We can affirm with quite a certainty that future Exascale systems will be heterogeneous, including accelerators such as GPUs. We can also expect higher variability on the performance of the various computing devices engaged in a simulation; due to the explosion of the parallelism, or other technical aspects such as the hardware-enforced mechanisms to preserve the thermal design limits. In this context, dynamic load balancing (DLB) becomes a must for the parallel efficiency of any simulation code.

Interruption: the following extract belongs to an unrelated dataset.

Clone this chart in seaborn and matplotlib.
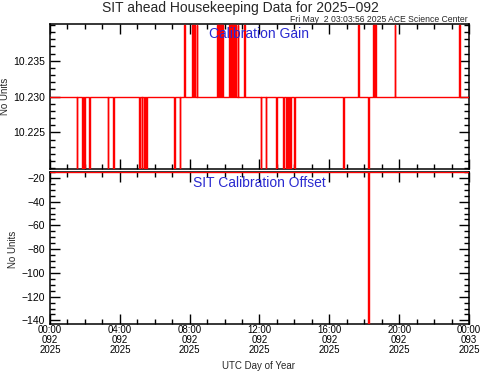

In the first year of the EXCELLERAT project, Alya has been provisioned with a distributed memory DLB mechanism, complementary to the node-level parallel performance strategy already in place. The kernel parts of the method are an efficient in-house SFC-based mesh practitioner and a redistribution module to migrate the simulation between two different partitions online. Those are used to correct the partition according to runtime measurements.
We have focused on maximising the parallel performance of the mesh partition process to minimise the overhead of the load balancing. Our approach was presented in the SC19 conference in Denver [1]. We demonstrated that our software can partition a 250M elements mesh of an Airplane with 0.08 sec using 128 nodes (6144 CPU-cores) of the MareNostrum V supercomputer – ten times faster compared to the Zoltan software from Sandia National Laboratories.
We then applied all this technology to perform simulations on the heterogeneous POWER9 cluster installed at the Barcelona Supercomputing Center, with an architecture very similar to that of the Summit supercomputer from the Oak Ridge National Laboratory – ranked first in the top500 list. In the BSC POWER9 cluster, which has 4 NVIDIA P100 GPUS per node, we demonstrated that we could perform a well-balanced co-execution using both the CPUs and GPUs simultaneously, being 23% faster than using only the GPUs. In practice, this represents a performance boost equivalent to attaching an additional GPU per node. This research was published at the Future Generation Computer Systems journal [2] where a full analysis of the code performance is given. Sample results of the elapsed time per MPI Rank is given in Figure 1 (left), while a snaphsot of Q-vorticity along the wing is shown in Figure 1 (right).
[1] R. Borrell, G Oyarzun, et al. Proceedings of ScalA 2019: 10th Workshop on Latest Advances in Scalable Algorithms for Large-Scale Systems – Held in conjunction with SC 2019: The International Conference for High Performance Computing, Networking, Storage and Analysis, 8948628, pp. 72-78, 2019.
[2] R. Borrell, D. Dosimont et al. Heterogeneous CPU/GPU co-execution of CFD simulations on the POWER9 architecture: Application to airplane aerodynamics. Future Generation Computer Systems, (107): 31-4, 2020.